I want rsync to copy everything from "copy_to_home" directory (which is on a NTFS-formatted hard drive) to the users home directory. I don't want it to delete anying, but it should replace files on the receiving side if they're not the same as the files on the sending side.

This is what the command looks like:

rsync --modify-window=1 -hh --progress -v -r copy_to_home/ ~/

My problem is that whenever executing this command, rsync always seems to replace every single file in ~ despite the files having not been changed. The --update option wouldn't do that, but it doesn't replace modified files on the receiving side.

3 Answers 3


If Quora Feans' answer does not help, you can add the option -i or --itemize-changes to get rsync to explain why it is updating the files.

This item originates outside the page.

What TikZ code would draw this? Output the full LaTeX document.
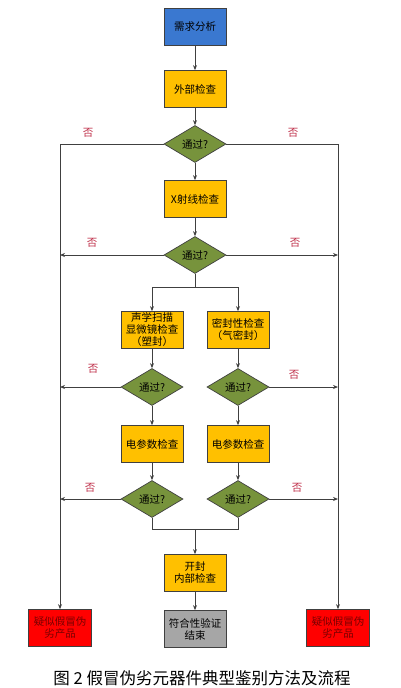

It prints a string formed of chars YXcstpoguax where c, for example, means the checksum differs. You will probably find codes p permissions differ or o owner differs. These are usually fixed by using the -a option to preserve such attributes. If you still see diffs, try using --size-only to only have files updated if their size differs (ignoring the timestamp).

  • 1
    Nice! Your answer (--itemize-changes) helped me find out that I just had to add --times (or -t)! — From the man page: "a missing -t or -a will cause the next transfer to behave as if it used -I, causing all files to be updated"
    – Joschua
    Commented Dec 27, 2015 at 17:05

Poor reliability of matching timestamps whenever Windows formatted file systems are involved, can cause files to be constantly misunderstood as being different and thus rsync ends up copying everything. One workaround to this poor timestamp reliability when it comes to Windows formatted file systems, is to not compare on timestamp at all, but compare on contents. Rsync has the -c option, so in your command prompt you could try:

$ rsync -c --progress -v -r copy_to_home/ ~/


  • without -c or --checksum, rsync normally determines whether to update an item or not by comparing file size as well as modification times, which, as you have seen, is not as reliable when it involves files and directories from Windows NTFS despite any attempts to get it to work better as you have done with --modify-window=1
  • if we only omit timestamp comparison while comparing size, there can still be files that will have the same file size before and after a change and thus would be missed if rsync merely compares file sizes
  • specifying -c makes rsync run checksums on both source files and destination files to make the comparison and decision. So in this manner, with checksums, rsync is deciding whether to transfer a file or not based on its actual contents, not its modification times or sizes, thus ensuring nothing is missed nor unnecessarily copied


  • the larger the files the slower it runs, so if you are using rsync with gigabyte-sized files of course it would be slow. It would however be an improvement over rsync unnecessarily copying gigabyte sized files, if that is your current situation
  • otherwise if you have typically just small textual configuration files in your home directory that you wish to rsync, then for modern computers, the delay using checksum may not even be noticeable
  • or if you do have gigabyte-sized files and this process is slow, then use cron to schedule the command to run during off-peak times
  • Thanks for this its been driving me mad when syncing ntfs drives
    – MitchellK
    Commented Apr 3, 2022 at 12:53

What you need is archiving the files. That is, the -a option. Dry run it as:

sudo rsync -avr --dry-run --delete <sourcedir/> <targetdir>

And, for real:

sudo rsync -avr --delete <sourcedir/> <targetdir>

Notice the / at the end of sourcedir.

  • You're right, although I didn't want to delete on the receiving side and --times seems to be enough.